Heavy snow made it an excellent winter for the Hillsburgh Snowroamers this year, even if the heavy ice made for some intense weeks of work.
“The season was fantastic – normally we’re happy to get 6-8 weeks,” said Snowroamers President Gord Wiesner. Instead of finishing before the March Break, riders could use the local trail system until the end of March.
Two years ago there was so little snow, there was no season in the Erin area.
Things got off to a rough start this year when the Christmas ice storm brought thousands of branches crashing down, making trails impassible.
Credit Valley Conservation (CVC) did not have staff available to clear the Elora Cataract Trailway, so the Snowroamers got out their chainsaws, even arranging emergency training so more people could help with the cleanup.

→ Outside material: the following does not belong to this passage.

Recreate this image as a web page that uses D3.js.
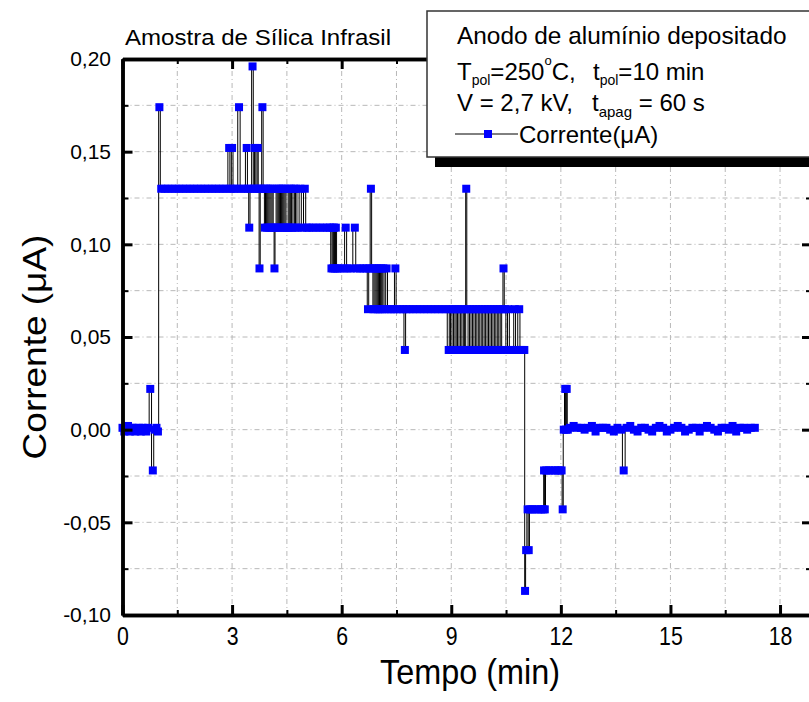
<!DOCTYPE html>
<html>
<head>
<meta charset="utf-8">
<title>Corrente x Tempo</title>
<script src="https://d3js.org/d3.v7.min.js"></script>
<style>
    body { margin: 0; background: #fff; }
    svg text { font-family: "Liberation Sans", Arial, sans-serif; fill: #000; }
</style>
</head>
<body>
<svg width="809" height="702" id="mainSvg"></svg>
<script>
    // leituras (min, uA)
    const tempo = [
        0.00, 0.05, 0.10, 0.15, 0.20, 0.25, 0.30, 0.35, 0.40, 0.45, 0.50, 0.55, 0.60, 0.65, 0.70, 0.76, 0.83, 0.88, 0.93, 0.97,
        1.01, 1.06,
        1.15, 1.25, 1.35, 1.45, 1.55, 1.65, 1.75, 1.85, 1.95, 2.05, 2.15, 2.25, 2.35, 2.45, 2.55, 2.65, 2.75, 2.85,
        2.92, 2.96, 3.00, 3.05, 3.12, 3.19, 3.25, 3.33, 3.40, 3.44, 3.47, 3.51, 3.56, 3.60, 3.63, 3.67, 3.70, 3.73, 3.75, 3.79, 3.83, 3.87,
        3.90, 3.93, 3.96, 3.99, 4.02, 4.05, 4.08, 4.11, 4.14, 4.16, 4.19, 4.22, 4.25, 4.28, 4.31, 4.34, 4.37,
        4.40, 4.43, 4.46, 4.49, 4.52, 4.55, 4.58, 4.61, 4.64, 4.69, 4.72, 4.75, 4.80, 4.87, 4.92, 4.99, 5.04,
        5.10, 5.20, 5.30, 5.40, 5.50, 5.60, 5.68, 5.72, 5.75, 5.77, 5.79, 5.82, 5.84, 5.88,
        5.95, 6.05, 6.11, 6.16, 6.25, 6.36, 6.41, 6.50, 6.60, 6.68,
        6.72, 6.76, 6.80, 6.84, 6.87, 6.90, 6.93, 6.96, 6.99, 7.02, 7.05, 7.08, 7.11, 7.14, 7.18, 7.23,
        7.28, 7.35, 7.42, 7.47, 7.51, 7.60, 7.68, 7.73, 7.77,
        7.85, 7.95, 8.05, 8.15, 8.25, 8.35, 8.45, 8.55, 8.65, 8.75, 8.85,
        8.93, 8.96, 9.00, 9.04, 9.08, 9.12, 9.15, 9.19, 9.23, 9.27, 9.31, 9.35, 9.38, 9.41, 9.44,
        9.48, 9.52, 9.56, 9.60, 9.64, 9.68, 9.72, 9.76, 9.80, 9.84, 9.88, 9.92,
        9.96, 10.00, 10.04, 10.08, 10.12, 10.16, 10.20, 10.24, 10.28, 10.32, 10.36, 10.40,
        10.43, 10.47, 10.52, 10.56, 10.62, 10.68, 10.74, 10.78, 10.86, 10.90, 10.95, 11.00,
        11.02, 11.05, 11.09, 11.12, 11.16, 11.22, 11.30, 11.38, 11.46, 11.52, 11.54, 11.56, 11.60,
        11.68, 11.76, 11.84, 11.92, 11.98, 12.02, 12.05, 12.08, 12.12, 12.14, 12.16, 12.19,
        12.25, 12.35, 12.45, 12.55, 12.65, 12.75, 12.85, 12.95, 13.05, 13.15,
        13.25, 13.35, 13.45, 13.55, 13.65, 13.72, 13.80, 13.90, 14.00, 14.10,
        14.20, 14.30, 14.40, 14.50, 14.60, 14.70, 14.80, 14.90, 15.00, 15.10,
        15.20, 15.30, 15.40, 15.50, 15.60, 15.70, 15.80, 15.90, 16.00, 16.10,
        16.20, 16.30, 16.40, 16.50, 16.60, 16.70, 16.80, 16.90, 17.00, 17.10,
        17.20, 17.31
    ];
    const corrente = [
        0.001, -0.001, 0.000, 0.002, -0.001, 0.001, 0.001, -0.001, 0.000, 0.001, -0.001, 0.001, 0.000, -0.001, 0.001, 0.022, -0.022, 0.000, 0.001, -0.001,
        0.174, 0.130,
        0.130, 0.130, 0.130, 0.130, 0.130, 0.130, 0.130, 0.130, 0.130, 0.130, 0.130, 0.130, 0.130, 0.130, 0.130, 0.130, 0.130, 0.130,
        0.152, 0.130, 0.152, 0.130, 0.130, 0.174, 0.130, 0.130, 0.152, 0.130, 0.109, 0.130, 0.196, 0.130, 0.152, 0.130, 0.152, 0.130, 0.087, 0.130, 0.174, 0.130,
        0.109, 0.130, 0.109, 0.130, 0.109, 0.130, 0.109, 0.130, 0.109, 0.087, 0.109, 0.130, 0.109, 0.130, 0.109, 0.130, 0.109,
        0.130, 0.109, 0.130, 0.109, 0.109, 0.130, 0.109, 0.130, 0.109, 0.130, 0.109, 0.130, 0.109, 0.130, 0.109, 0.130, 0.109,
        0.109, 0.109, 0.109, 0.109, 0.109, 0.109, 0.109, 0.087, 0.109, 0.087, 0.109, 0.087, 0.109, 0.087,
        0.087, 0.087, 0.109, 0.087, 0.087, 0.109, 0.087, 0.087, 0.087, 0.087,
        0.065, 0.087, 0.130, 0.087, 0.065, 0.087, 0.065, 0.087, 0.065, 0.087, 0.065, 0.087, 0.065, 0.087, 0.065, 0.087,
        0.065, 0.065, 0.065, 0.087, 0.065, 0.065, 0.065, 0.043, 0.065,
        0.065, 0.065, 0.065, 0.065, 0.065, 0.065, 0.065, 0.065, 0.065, 0.065, 0.065,
        0.043, 0.065, 0.043, 0.065, 0.043, 0.065, 0.043, 0.065, 0.043, 0.065, 0.043, 0.065, 0.043, 0.130, 0.065,
        0.043, 0.065, 0.043, 0.065, 0.043, 0.065, 0.043, 0.065, 0.043, 0.065, 0.043, 0.065,
        0.043, 0.065, 0.043, 0.065, 0.043, 0.065, 0.043, 0.065, 0.043, 0.065, 0.043, 0.065,
        0.087, 0.065, 0.043, 0.065, 0.043, 0.043, 0.065, 0.043, 0.065, 0.043, 0.043, 0.043,
        -0.087, -0.065, -0.043, -0.065, -0.043, -0.043, -0.043, -0.043, -0.043, -0.043, -0.022, -0.043, -0.022,
        -0.022, -0.022, -0.022, -0.022, -0.022, -0.022, -0.043, 0.000, 0.022, 0.000, 0.022, 0.000,
        0.001, 0.002, 0.001, 0.001, 0.000, 0.001, 0.002, -0.001, 0.001, 0.001,
        0.001, 0.000, -0.001, 0.001, 0.000, -0.022, 0.001, 0.002, 0.000, -0.001,
        0.001, 0.001, 0.000, -0.001, 0.001, 0.002, 0.001, -0.001, 0.000, 0.001,
        0.002, 0.001, -0.001, 0.000, 0.001, 0.001, -0.001, 0.001, 0.002, 0.001,
        0.000, -0.001, 0.001, 0.001, 0.000, 0.002, -0.001, 0.001, 0.001, 0.000,
        0.001, 0.001
    ];

    const xTicks = [0, 3, 6, 9, 12, 15, 18];
    const xMinor = [1.5, 4.5, 7.5, 10.5, 13.5, 16.5];
    const yTicks = [-0.10, -0.05, 0.00, 0.05, 0.10, 0.15, 0.20];
    const yMinor = [-0.075, -0.025, 0.025, 0.075, 0.125, 0.175];

    const mainSvg = d3.select('#mainSvg');
    const pLeft = 122.5, pRight = 812, pTop = 59, pBottom = 615;

    const x = d3.scaleLinear().domain([0, 18.875]).range([pLeft, pRight]);
    const y = d3.scaleLinear().domain([-0.10, 0.20]).range([pBottom, pTop]);

    const data = tempo.map((t, i) => ({ t: t, v: corrente[i] })).filter(d => d.v !== undefined);
    const virgula = d => d3.format(".2f")(d).replace(".", ",").replace("\u2212", "-");

    // grade tracejada
    const grid = mainSvg.append("g")
        .attr("stroke", "#b8b8b8")
        .attr("stroke-width", 1)
        .attr("stroke-dasharray", "5,3,1,3");
    grid.selectAll(".gx").data(xTicks.concat(xMinor).filter(d => d > 0)).join("line")
        .attr("class", "gx")
        .attr("x1", d => x(d)).attr("x2", d => x(d))
        .attr("y1", pTop).attr("y2", pBottom);
    grid.selectAll(".gy").data(yTicks.concat(yMinor).filter(d => d > -0.1 && d < 0.2)).join("line")
        .attr("class", "gy")
        .attr("y1", d => y(d)).attr("y2", d => y(d))
        .attr("x1", pLeft).attr("x2", pRight);

    // serie: leituras densas -> transicoes verticais
    const line = d3.line().curve(d3.curveStep).x(d => x(d.t)).y(d => y(d.v));
    mainSvg.append("path")
        .datum(data)
        .attr("fill", "none")
        .attr("stroke", "#000")
        .attr("stroke-width", 1)
        .attr("d", line);

    const sq = 8;
    mainSvg.append("g").selectAll("rect").data(data).join("rect")
        .attr("x", d => x(d.t) - sq / 2)
        .attr("y", d => y(d.v) - sq / 2)
        .attr("width", sq)
        .attr("height", sq)
        .attr("fill", "#0000ff");

    // eixos
    const styleAxis = (g, w) => {
        g.select(".domain").attr("stroke", "#000").attr("stroke-width", 3.5);
        g.selectAll(".tick line").attr("stroke", "#000").attr("stroke-width", w);
    };

    const axes = [
        { gen: d3.axisBottom(x), tr: `translate(0,${pBottom})` },
        { gen: d3.axisTop(x), tr: `translate(0,${pTop})` }
    ];
    axes.forEach(a => {
        mainSvg.append("g").attr("transform", a.tr)
            .call(a.gen.tickValues(xMinor).tickSize(-5).tickSizeOuter(0).tickFormat(""))
            .call(g => styleAxis(g, 2));
    });
    const yAxes = [
        { gen: d3.axisLeft(y), tr: `translate(${pLeft},0)` },
        { gen: d3.axisRight(y), tr: `translate(${pRight},0)` }
    ];
    yAxes.forEach(a => {
        mainSvg.append("g").attr("transform", a.tr)
            .call(a.gen.tickValues(yMinor).tickSize(-6).tickSizeOuter(0).tickFormat(""))
            .call(g => styleAxis(g, 2));
    });

    const xAxis = mainSvg.append("g").attr("transform", `translate(0,${pBottom})`)
        .call(d3.axisBottom(x).tickValues(xTicks).tickSize(-10).tickSizeOuter(0).tickPadding(11.5).tickFormat(d3.format("d")))
        .call(g => styleAxis(g, 3));
    xAxis.selectAll("text")
        .attr("font-size", 26)
        .attr("transform", "scale(0.82,1)");

    mainSvg.append("g").attr("transform", `translate(0,${pTop})`)
        .call(d3.axisTop(x).tickValues(xTicks).tickSize(-10).tickSizeOuter(0).tickFormat(""))
        .call(g => styleAxis(g, 3));

    const yAxis = mainSvg.append("g").attr("transform", `translate(${pLeft},0)`)
        .call(d3.axisLeft(y).tickValues(yTicks).tickSize(-10).tickSizeOuter(0).tickPadding(11.5).tickFormat(virgula))
        .call(g => styleAxis(g, 3));
    yAxis.selectAll("text").attr("font-size", 21);

    mainSvg.append("g").attr("transform", `translate(${pRight},0)`)
        .call(d3.axisRight(y).tickValues(yTicks).tickSize(-10).tickSizeOuter(0).tickFormat(""))
        .call(g => styleAxis(g, 3));

    // titulos
    mainSvg.append("text")
        .attr("x", 125).attr("y", 45)
        .attr("font-size", 22)
        .attr("textLength", 266)
        .attr("lengthAdjust", "spacingAndGlyphs")
        .text("Amostra de Sílica Infrasil");

    mainSvg.append("text")
        .attr("transform", "translate(46,347) rotate(-90) scale(1,0.9)")
        .attr("text-anchor", "middle")
        .attr("font-size", 37)
        .text("Corrente (\u03bcA)");

    mainSvg.append("text")
        .attr("transform", "translate(470,684) scale(0.9,1)")
        .attr("text-anchor", "middle")
        .attr("font-size", 36)
        .text("Tempo (min)");

    // legenda
    const leg = mainSvg.append("g");
    leg.append("rect")
        .attr("x", 435).attr("y", 21).attr("width", 420).attr("height", 146)
        .attr("fill", "#000");
    leg.append("rect")
        .attr("x", 427).attr("y", 11).attr("width", 420).attr("height", 146)
        .attr("fill", "#fff").attr("stroke", "#333").attr("stroke-width", 1.5);

    leg.append("text").attr("x", 457).attr("y", 44).attr("font-size", 24.4)
        .text("Anodo de alumínio depositado");

    const l2 = leg.append("text").attr("x", 457).attr("y", 80).attr("font-size", 24);
    l2.append("tspan").text("T");
    l2.append("tspan").attr("font-size", 14).attr("dy", 5).text("pol");
    l2.append("tspan").attr("dy", -5).text("=250");
    l2.append("tspan").attr("font-size", 13).attr("dy", -15).text("o");
    l2.append("tspan").attr("dy", 15).text("C,");
    l2.append("tspan").attr("x", 593).text("t");
    l2.append("tspan").attr("font-size", 14).attr("dy", 5).text("pol");
    l2.append("tspan").attr("dy", -5).text("=10 min");

    const l3 = leg.append("text").attr("x", 457).attr("y", 111).attr("font-size", 24);
    l3.append("tspan").text("V = 2,7 kV,");
    l3.append("tspan").attr("x", 592).text("t");
    l3.append("tspan").attr("font-size", 15).attr("dy", 6).text("apag");
    l3.append("tspan").attr("dy", -6).text(" = 60 s");

    leg.append("line")
        .attr("x1", 455).attr("x2", 518).attr("y1", 134).attr("y2", 134)
        .attr("stroke", "#000").attr("stroke-width", 1);
    leg.append("rect")
        .attr("x", 488 - sq / 2).attr("y", 134 - sq / 2).attr("width", sq).attr("height", sq)
        .attr("fill", "#0000ff");
    leg.append("text").attr("x", 519).attr("y", 143).attr("font-size", 24)
        .text("Corrente(\u03bcA)");
</script>
</body>
</html>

For several weeks the cutters and safety spotters were out working, with risks from falling ice and bent trees. Volunteers put in more than 550 hours and got the main line open by January 19.
“It is a testament that they are a well-organized, tenacious, hard-working group, ready to overcome any obstacle to enjoy the sport they love,” said Wiesner.
Snowmobile riders actually pay CVC for the right to use the trail, and the grooming work that they do makes the trail easily usable for hikers, dog walkers and skiers.
It can cost up to $260 to buy an Ontario-wide season’s permit, depending on the age of your sled. Local clubs get revenue from the permits, and their mandate is to reinvest that back into maintenance and upgrading of trails.
The Hillsburgh club owns various equipment, including a $130,000 grooming machine. Over the years they have put thousands of dollars into projects like bridges, culverts and signage.
In the fall they start marking trails on private land, then do preliminary grooming before opening, normally after Christmas. After the season, stakes and signs are removed.
The club works hard to maintain good relations with landowners, though Wiesner said it can be difficult getting all riders to stick to the trails. Their network extends from Brisbane up to Dufferin County Road 109, and west towards Belwood.
The club gets involved in the community, putting on an event for the Special Friends Club that provides members with rides and a campfire with refreshments.
The local traffic generated by snowmobile trails also provides a lift for the economy, with money being spent on restaurant food, gas, oil and parts.
Wiesner said the province-wide impact is about $1 billion per year, though the number of riders has declined substantially in the last 10-15 years. It is not just because of warmer winters, but the cost of insurance for associations and individual owners has been increasing.